Hi, I've been toying with an implementation in Lean 4 (commit ded7216a12cb) of primitive recursive functions, following this Agda version. When implementing the evaluator (whose termination Agda seems to be able to prove), Lean says structural recursion does not handle mutually recursive functions, and that I should use termination_by to show it terminates.

inductive PRF : Nat → Type where
  | zero    : PRF 0
  | succ    : PRF 1
  | proj    : {n : Nat} → Fin n → PRF n -- projection
  | comp    : {m k : Nat} → PRF m → (Fin m → PRF k) → PRF k -- composition
  | primrec : {n : Nat} → PRF n → PRF (n + 2) → PRF (n + 1) -- primitive recursion

def evaluate (f : PRF a) (arg : Fin a → Nat) : Nat :=
  match f with
  | PRF.zero => 0
  | PRF.succ => arg 0 + 1
  | PRF.proj i => arg i
  | PRF.comp g hs => evaluate g (λ i => evaluate (hs i) arg)
  | PRF.primrec g h =>
    let rec primrec : Nat → Nat
    | 0 =>
      evaluate
        g
        (λ {val := i, isLt := i_lt_n} =>
          arg {val := i + 1, isLt := Nat.succ_le_succ i_lt_n})
    | n + 1 =>
      evaluate
        h
        (λ fini =>
          match fini with
          | {val := 0, isLt := _} => primrec n
          | {val := 1, isLt := _} => n
          | {val := i + 2, isLt} => arg {val := i + 1, isLt := Nat.pred_le_pred isLt})
    primrec (arg 0)

Are there any plans for Lean 4 to support the automatic termination check of mutually recursive function by structural recursion?
How do I prove this terminates? I have tried looking for examples using termination_by or decreasing_by on Lean std library, but nothing seems very enlightening to me…
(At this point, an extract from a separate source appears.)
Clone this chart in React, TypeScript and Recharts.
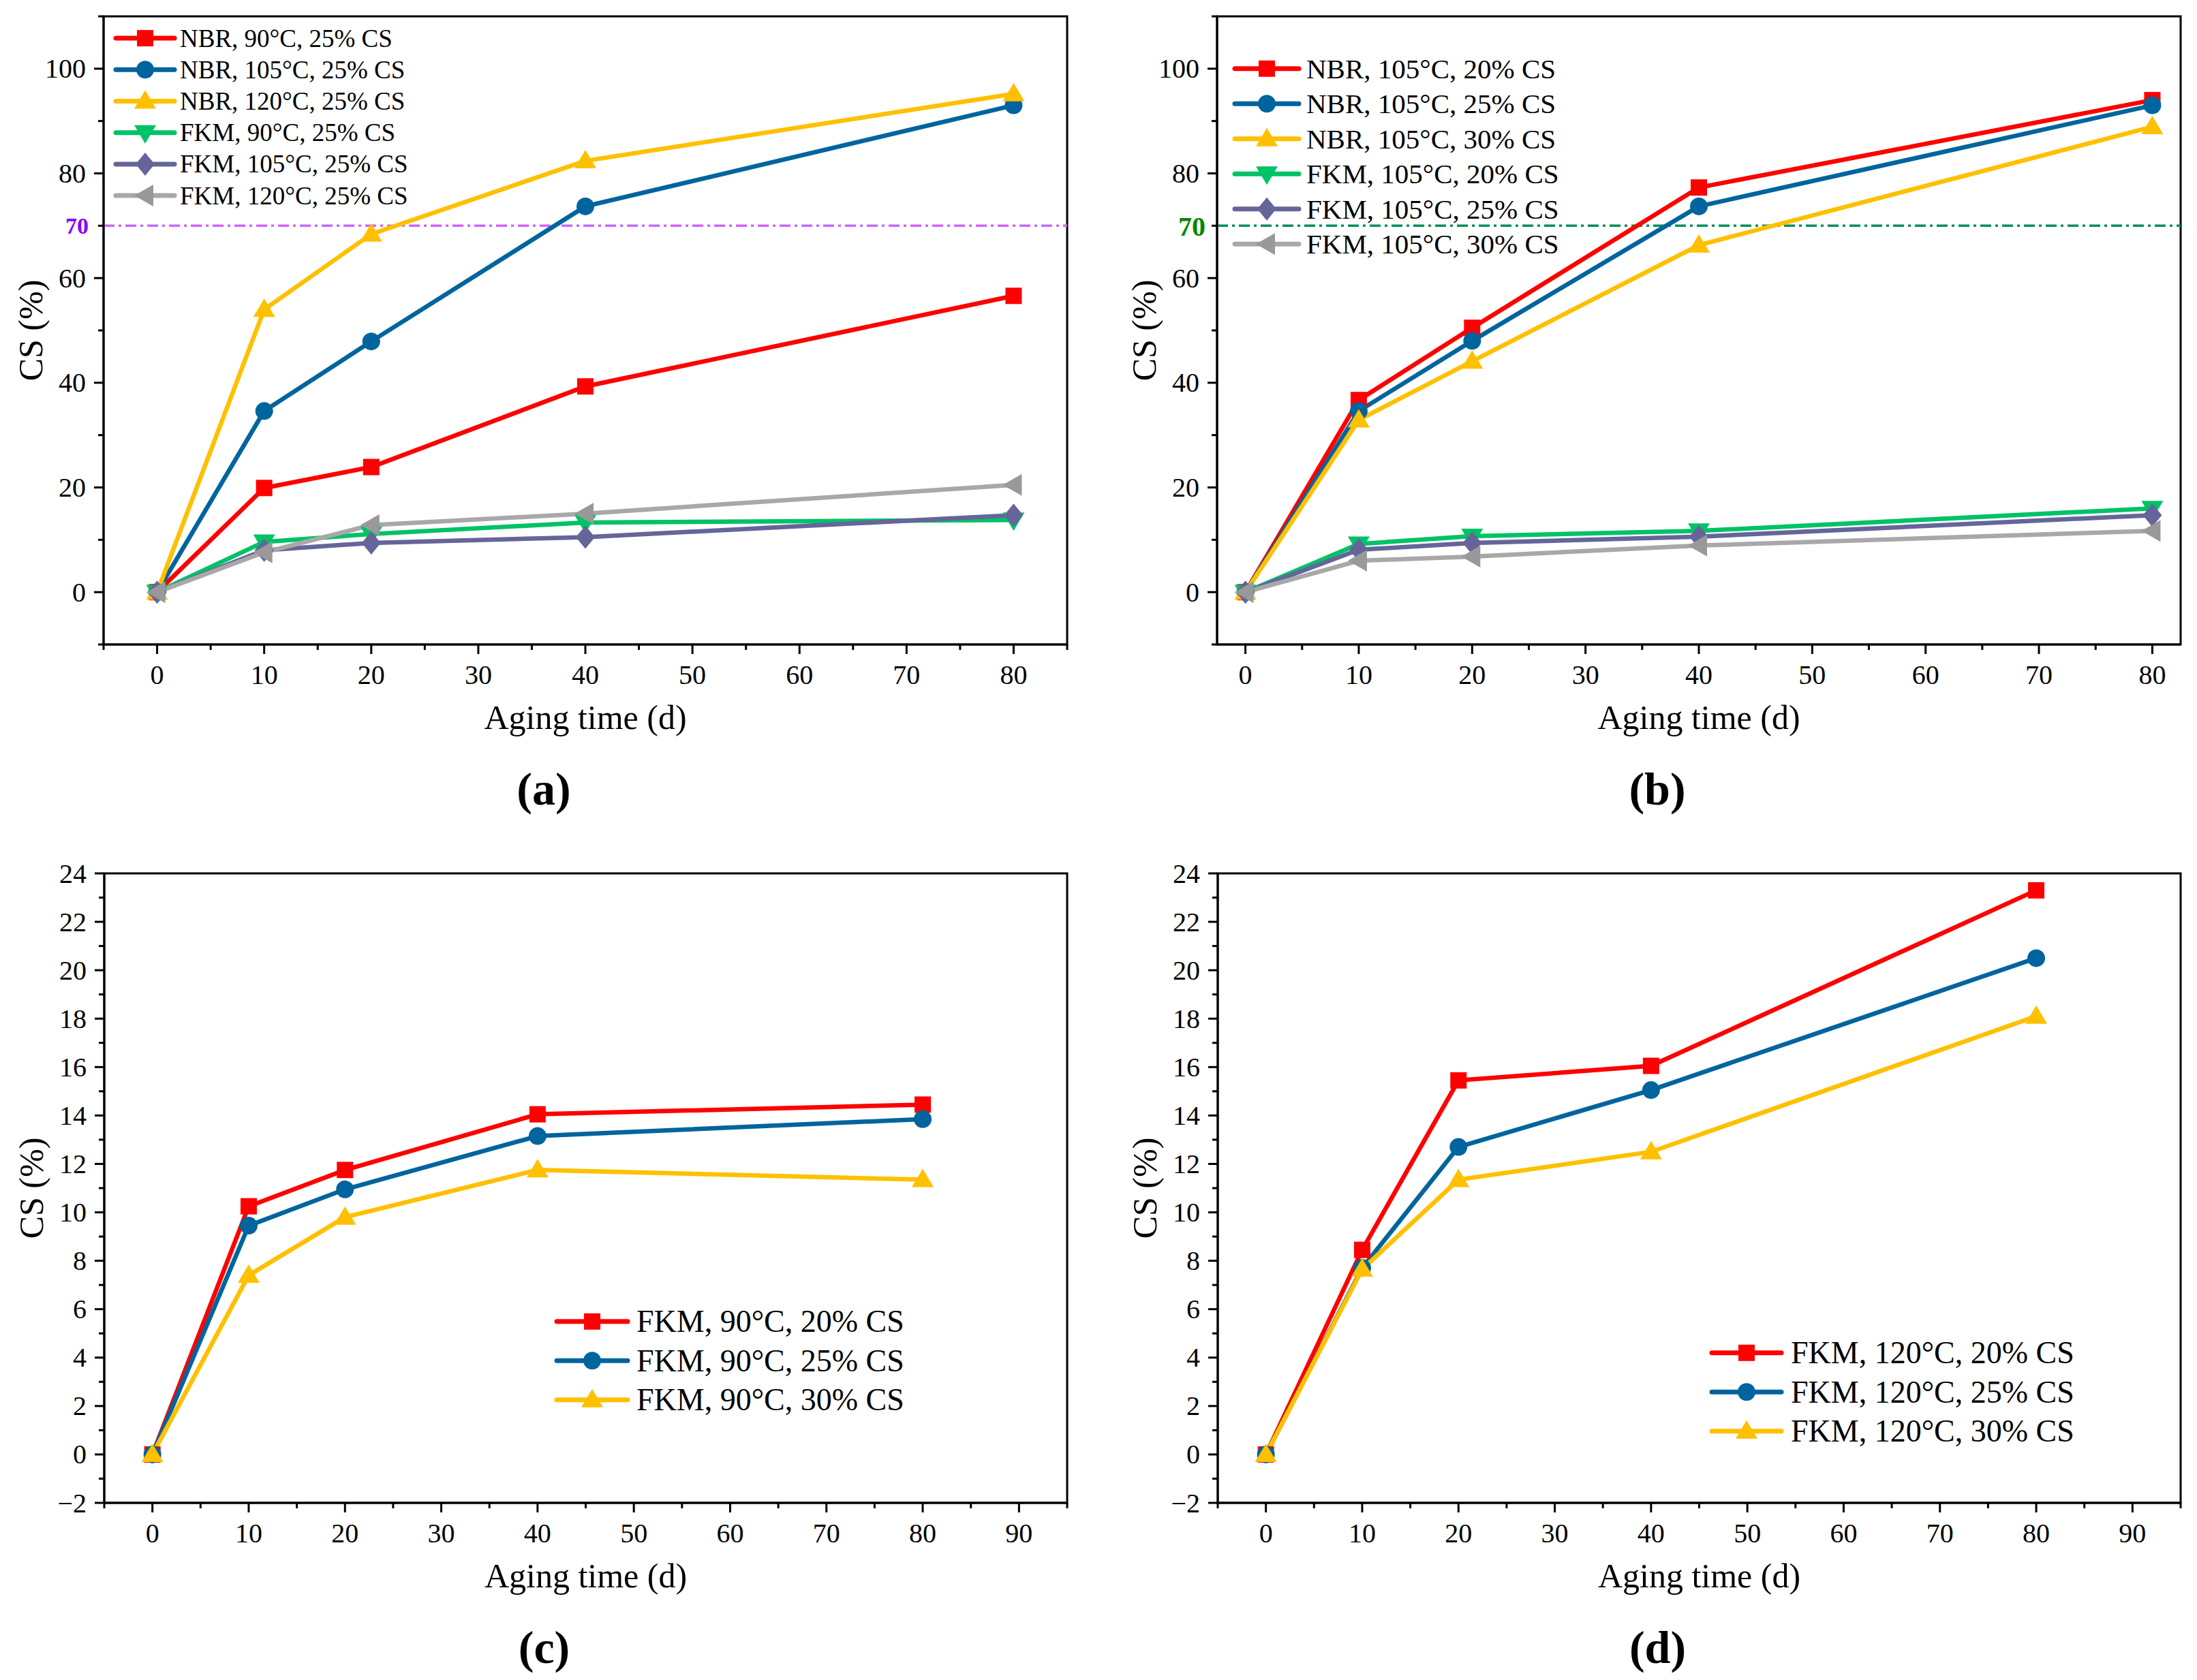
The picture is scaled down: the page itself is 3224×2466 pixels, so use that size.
import {
  LineChart,
  Line,
  XAxis,
  YAxis,
  ReferenceLine,
  ReferenceArea,
  Legend,
  Label,
} from 'recharts';

const FONT = '"Liberation Serif", "Times New Roman", serif';

// aging time (d)
const DAYS = [0, 10, 20, 40, 80];

// (a) 25% CS at different temperatures
const A_NBR_90 = [0, 19.9, 23.9, 39.3, 56.6];
const A_NBR_105 = [0, 34.6, 47.9, 73.7, 93.0];
const A_NBR_120 = [0, 54.0, 68.4, 82.4, 95.2];
const A_FKM_90 = [0, 9.6, 11.1, 13.3, 13.8];
const A_FKM_105 = [0, 8.0, 9.4, 10.5, 14.7];
const A_FKM_120 = [0, 7.6, 12.8, 15.0, 20.5];
const A_NAMES = [
  'NBR, 90°C, 25% CS',
  'NBR, 105°C, 25% CS',
  'NBR, 120°C, 25% CS',
  'FKM, 90°C, 25% CS',
  'FKM, 105°C, 25% CS',
  'FKM, 120°C, 25% CS',
];

// (b) 105°C at different compression ratios
const B_NBR_20 = [0, 36.7, 50.5, 77.3, 94.0];
const B_NBR_25 = [0, 34.6, 48.0, 73.7, 93.0];
const B_NBR_30 = [0, 32.9, 44.1, 66.3, 88.9];
const B_FKM_20 = [0, 9.2, 10.7, 11.7, 16.0];
const B_FKM_25 = [0, 8.1, 9.4, 10.6, 14.7];
const B_FKM_30 = [0, 6.0, 6.8, 8.9, 11.7];
const B_NAMES = [
  'NBR, 105°C, 20% CS',
  'NBR, 105°C, 25% CS',
  'NBR, 105°C, 30% CS',
  'FKM, 105°C, 20% CS',
  'FKM, 105°C, 25% CS',
  'FKM, 105°C, 30% CS',
];

// (c) FKM 90°C
const C_20 = [0, 10.25, 11.75, 14.05, 14.45];
const C_25 = [0, 9.45, 10.95, 13.15, 13.85];
const C_30 = [0, 7.4, 9.8, 11.75, 11.35];
const C_NAMES = ['FKM, 90°C, 20% CS', 'FKM, 90°C, 25% CS', 'FKM, 90°C, 30% CS'];

// (d) FKM 120°C
const D_20 = [0, 8.45, 15.45, 16.05, 23.3];
const D_25 = [0, 7.7, 12.7, 15.05, 20.5];
const D_30 = [0, 7.65, 11.35, 12.5, 18.1];
const D_NAMES = ['FKM, 120°C, 20% CS', 'FKM, 120°C, 25% CS', 'FKM, 120°C, 30% CS'];

// axis ticks
const X_TICKS_AB = [-5, 0, 5, 10, 15, 20, 25, 30, 35, 40, 45, 50, 55, 60, 65, 70, 75, 80, 85];
const X_TICKS_B = [0, 5, 10, 15, 20, 25, 30, 35, 40, 45, 50, 55, 60, 65, 70, 75, 80];
const X_LABELS_AB = [0, 10, 20, 30, 40, 50, 60, 70, 80];
const X_TICKS_CD = [-5, 0, 5, 10, 15, 20, 25, 30, 35, 40, 45, 50, 55, 60, 65, 70, 75, 80, 85, 90, 95];
const X_LABELS_CD = [0, 10, 20, 30, 40, 50, 60, 70, 80, 90];
const Y_TICKS_AB = [-10, 0, 10, 20, 30, 40, 50, 60, 70, 80, 90, 100, 110];
const Y_LABELS_AB = [0, 20, 40, 60, 80, 100];
const Y_TICKS_CD = [-2, -1, 0, 1, 2, 3, 4, 5, 6, 7, 8, 9, 10, 11, 12, 13, 14, 15, 16, 17, 18, 19, 20, 21, 22, 23, 24];
const Y_LABELS_CD = [-2, 0, 2, 4, 6, 8, 10, 12, 14, 16, 18, 20, 22, 24];

const RED = '#FF0000';
const BLUE = '#00649E';
const YELLOW = '#FFC000';
const GREEN = '#00C266';
const PURPLE = '#65659A';
const GREY = '#A8A8A8';

type Shape = 'square' | 'circle' | 'up' | 'down' | 'diamond' | 'left';
type Series = { key: string; name: string; color: string; marker: string; shape: Shape; values: number[] };

const STYLES: { color: string; marker: string; shape: Shape }[] = [
  { color: RED, marker: RED, shape: 'square' },
  { color: BLUE, marker: BLUE, shape: 'circle' },
  { color: YELLOW, marker: YELLOW, shape: 'up' },
  { color: GREEN, marker: GREEN, shape: 'down' },
  { color: PURPLE, marker: PURPLE, shape: 'diamond' },
  { color: GREY, marker: '#999999', shape: 'left' },
];

function makeSeries(names: string[], values: number[][]): Series[] {
  return names.map((name, i) => ({ key: 's' + i, name, values: values[i], ...STYLES[i] }));
}

function makeRows(series: Series[]) {
  return DAYS.map((day, i) => {
    const row: Record<string, number> = { day };
    series.forEach((s) => (row[s.key] = s.values[i]));
    return row;
  });
}

function Marker({ shape, cx, cy, color }: { shape: Shape; cx: number; cy: number; color: string }) {
  switch (shape) {
    case 'square':
      return <rect x={cx - 12} y={cy - 12} width={24} height={24} fill={color} />;
    case 'circle':
      return <circle cx={cx} cy={cy} r={13} fill={color} />;
    case 'up':
      return <polygon points={`${cx},${cy - 16} ${cx + 16},${cy + 11} ${cx - 16},${cy + 11}`} fill={color} />;
    case 'down':
      return <polygon points={`${cx - 16},${cy - 11} ${cx + 16},${cy - 11} ${cx},${cy + 16}`} fill={color} />;
    case 'diamond':
      return <polygon points={`${cx},${cy - 17} ${cx + 14},${cy} ${cx},${cy + 17} ${cx - 14},${cy}`} fill={color} />;
    default:
      return <polygon points={`${cx - 16},${cy} ${cx + 12},${cy - 16} ${cx + 12},${cy + 16}`} fill={color} />;
  }
}

const fmt = (v: number) => (v < 0 ? '−' + Math.abs(v) : String(v));

const xTick = (labels: number[]) => (p: any) => {
  const v = p.payload.value;
  const major = labels.includes(v);
  return (
    <g key={'xt' + v}>
      <line x1={p.x} x2={p.x} y1={p.y} y2={p.y + (major ? 14 : 8)} stroke="#000" strokeWidth={3} />
      {major && (
        <text x={p.x} y={p.y + 44} textAnchor="middle" dominantBaseline="central" fontSize={40} fontFamily={FONT} fill="#000">
          {fmt(v)}
        </text>
      )}
    </g>
  );
};

const yTick = (labels: number[]) => (p: any) => {
  const v = p.payload.value;
  const major = labels.includes(v);
  return (
    <g key={'yt' + v}>
      <line x1={p.x} x2={p.x - (major ? 14 : 8)} y1={p.y} y2={p.y} stroke="#000" strokeWidth={3} />
      {major && (
        <text x={p.x - 26} y={p.y} textAnchor="end" dominantBaseline="central" fontSize={40} fontFamily={FONT} fill="#000">
          {fmt(v)}
        </text>
      )}
    </g>
  );
};

type LegendCfg = { left: number; firstY: number; rowH: number; lineLen: number; textX: number; fontSize: number };

function legendContent(series: Series[], cfg: LegendCfg) {
  return () => (
    <svg width={560} height={series.length * cfg.rowH} style={{ display: 'block', overflow: 'visible' }}>
      {series.map((s, i) => {
        const cy = cfg.rowH * (i + 0.5);
        return (
          <g key={s.key}>
            <line x1={3} x2={cfg.lineLen - 3} y1={cy} y2={cy} stroke={s.color} strokeWidth={7} strokeLinecap="round" />
            <Marker shape={s.shape} cx={cfg.lineLen / 2} cy={cy} color={s.marker} />
            <text x={cfg.textX} y={cy} dominantBaseline="central" fontSize={cfg.fontSize} fontFamily={FONT} fill="#000">
              {s.name}
            </text>
          </g>
        );
      })}
    </svg>
  );
}

type PanelProps = {
  left: number;
  top: number;
  letter: string;
  series: Series[];
  margin: { top: number; right: number; bottom: number; left: number };
  xDomain: [number, number];
  xTicks: number[];
  xLabels: number[];
  yDomain: [number, number];
  yTicks: number[];
  yLabels: number[];
  legend: LegendCfg;
  refLine?: { color: string; labelColor: string; fontSize: number; offset: number };
};

function Panel(props: PanelProps) {
  const { series, margin, legend } = props;
  const data = makeRows(series);
  return (
    <div style={{ position: 'absolute', left: props.left, top: props.top }}>
      <LineChart width={1612} height={1233} data={data} margin={margin}>
        <ReferenceArea
          x1={props.xDomain[0]}
          x2={props.xDomain[1]}
          y1={props.yDomain[0]}
          y2={props.yDomain[1]}
          fill="none"
          fillOpacity={0}
          stroke="#000"
          strokeWidth={3}
          strokeOpacity={1}
        />
        <XAxis
          type="number"
          dataKey="day"
          domain={props.xDomain}
          ticks={props.xTicks}
          interval={0}
          tickSize={0}
          tickMargin={0}
          tickLine={false}
          height={100}
          axisLine={{ stroke: '#000', strokeWidth: 3 }}
          tick={xTick(props.xLabels)}
        >
          <Label
            content={(p: any) => (
              <text
                x={p.viewBox.x + p.viewBox.width / 2}
                y={p.viewBox.y + 107}
                textAnchor="middle"
                dominantBaseline="central"
                fontSize={50}
                fontFamily={FONT}
                fill="#000"
              >
                Aging time (d)
              </text>
            )}
          />
          <Label
            content={(p: any) => (
              <text
                x={p.viewBox.x + p.viewBox.width / 2 - 61}
                y={p.viewBox.y + 212}
                textAnchor="middle"
                dominantBaseline="central"
                fontSize={68}
                fontWeight="bold"
                fontFamily={FONT}
                fill="#000"
              >
                {props.letter}
              </text>
            )}
          />
        </XAxis>
        <YAxis
          type="number"
          domain={props.yDomain}
          ticks={props.yTicks}
          interval={0}
          tickSize={0}
          tickMargin={0}
          tickLine={false}
          width={100}
          axisLine={{ stroke: '#000', strokeWidth: 3 }}
          tick={yTick(props.yLabels)}
        >
          <Label
            content={(p: any) => {
              const cx = p.viewBox.x + p.viewBox.width - 107;
              const cy = p.viewBox.y + p.viewBox.height / 2;
              return (
                <text
                  x={cx}
                  y={cy}
                  transform={`rotate(-90 ${cx} ${cy})`}
                  textAnchor="middle"
                  dominantBaseline="central"
                  fontSize={50}
                  fontFamily={FONT}
                  fill="#000"
                >
                  CS (%)
                </text>
              );
            }}
          />
        </YAxis>
        {props.refLine && (
          <ReferenceLine
            y={70}
            stroke={props.refLine.color}
            strokeWidth={3.5}
            strokeDasharray="16 6 4 6"
            label={{
              value: '70',
              position: 'left',
              offset: props.refLine.offset,
              fill: props.refLine.labelColor,
              fontSize: props.refLine.fontSize,
              fontWeight: 'bold',
              fontFamily: FONT,
            }}
          />
        )}
        {series.map((s) => (
          <Line
            key={s.key}
            type="linear"
            dataKey={s.key}
            name={s.name}
            stroke={s.color}
            strokeWidth={6.5}
            isAnimationActive={false}
            activeDot={false}
            dot={(p: any) => <Marker key={s.key + '-' + p.index} shape={s.shape} cx={p.cx} cy={p.cy} color={s.marker} />}
          />
        ))}
        <Legend
          layout="vertical"
          align="center"
          verticalAlign="middle"
          content={legendContent(series, legend)}
          wrapperStyle={{
            left: legend.left,
            top: legend.firstY - legend.rowH / 2,
            width: 560,
            height: series.length * legend.rowH,
          }}
        />
      </LineChart>
    </div>
  );
}

const SERIES_A = makeSeries(A_NAMES, [A_NBR_90, A_NBR_105, A_NBR_120, A_FKM_90, A_FKM_105, A_FKM_120]);
const SERIES_B = makeSeries(B_NAMES, [B_NBR_20, B_NBR_25, B_NBR_30, B_FKM_20, B_FKM_25, B_FKM_30]);
const SERIES_C = makeSeries(C_NAMES, [C_20, C_25, C_30]);
const SERIES_D = makeSeries(D_NAMES, [D_20, D_25, D_30]);

export default function App() {
  return (
    <div style={{ position: 'absolute', left: 0, top: 0, width: 3224, height: 2466, background: '#fff' }}>
      <Panel
        left={0}
        top={0}
        letter="(a)"
        series={SERIES_A}
        margin={{ top: 24, right: 46, bottom: 187, left: 52 }}
        xDomain={[-5, 85]}
        xTicks={X_TICKS_AB}
        xLabels={X_LABELS_AB}
        yDomain={[-10, 110]}
        yTicks={Y_TICKS_AB}
        yLabels={Y_LABELS_AB}
        legend={{ left: 167, firstY: 56, rowH: 46.2, lineLen: 92, textX: 97, fontSize: 37 }}
        refLine={{ color: '#CC66FF', labelColor: '#8800FF', fontSize: 34, offset: 22 }}
      />
      <Panel
        left={1612}
        top={0}
        letter="(b)"
        series={SERIES_B}
        margin={{ top: 24, right: 24, bottom: 187, left: 74 }}
        xDomain={[-2.5, 82.5]}
        xTicks={X_TICKS_B}
        xLabels={X_LABELS_AB}
        yDomain={[-10, 110]}
        yTicks={Y_TICKS_AB}
        yLabels={Y_LABELS_AB}
        legend={{ left: 197, firstY: 100.5, rowH: 51.5, lineLen: 100, textX: 108, fontSize: 41 }}
        refLine={{ color: '#00905A', labelColor: '#008800', fontSize: 40, offset: 17 }}
      />
      <Panel
        left={0}
        top={1233}
        letter="(c)"
        series={SERIES_C}
        margin={{ top: 49, right: 46, bottom: 160, left: 53 }}
        xDomain={[-5, 95]}
        xTicks={X_TICKS_CD}
        xLabels={X_LABELS_CD}
        yDomain={[-2, 24]}
        yTicks={Y_TICKS_CD}
        yLabels={Y_LABELS_CD}
        legend={{ left: 814, firstY: 707, rowH: 57.5, lineLen: 110, textX: 120, fontSize: 46 }}
      />
      <Panel
        left={1612}
        top={1233}
        letter="(d)"
        series={SERIES_D}
        margin={{ top: 49, right: 24, bottom: 160, left: 75 }}
        xDomain={[-5, 95]}
        xTicks={X_TICKS_CD}
        xLabels={X_LABELS_CD}
        yDomain={[-2, 24]}
        yTicks={Y_TICKS_CD}
        yLabels={Y_LABELS_CD}
        legend={{ left: 897, firstY: 753, rowH: 57.5, lineLen: 108, textX: 119, fontSize: 46 }}
      />
    </div>
  );
}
Mario Carneiro (Sep 30 2022 at 00:53):

The easiest way is to make the inner function not mutually recursive with the outer one, by extracting evaluate g and evaluate h out of the inner function:

def evaluate (f : PRF a) (arg : Fin a → Nat) : Nat :=
  match f with
  | PRF.zero => 0
  | PRF.succ => arg 0 + 1
  | PRF.proj i => arg i
  | PRF.comp g hs => evaluate g fun i => evaluate (hs i) arg
  | PRF.primrec g h =>
    let IHg := evaluate g
    let IHh := evaluate h
    let rec primrec : Nat → Nat
    | 0 => IHg fun ⟨i, i_lt_n⟩ => arg ⟨i + 1, Nat.succ_le_succ i_lt_n⟩
    | n + 1 => IHh fun
      | ⟨0, _⟩ => primrec n
      | ⟨1, _⟩ => n
      | ⟨i + 2, isLt⟩ => arg ⟨i + 1, Nat.pred_le_pred isLt⟩
    primrec (arg 0)

bruno cuconato (Sep 30 2022 at 01:16):

That was simpler than I thought I'd be, thank you @Mario Carneiro !

Last updated: Dec 20 2023 at 11:08 UTC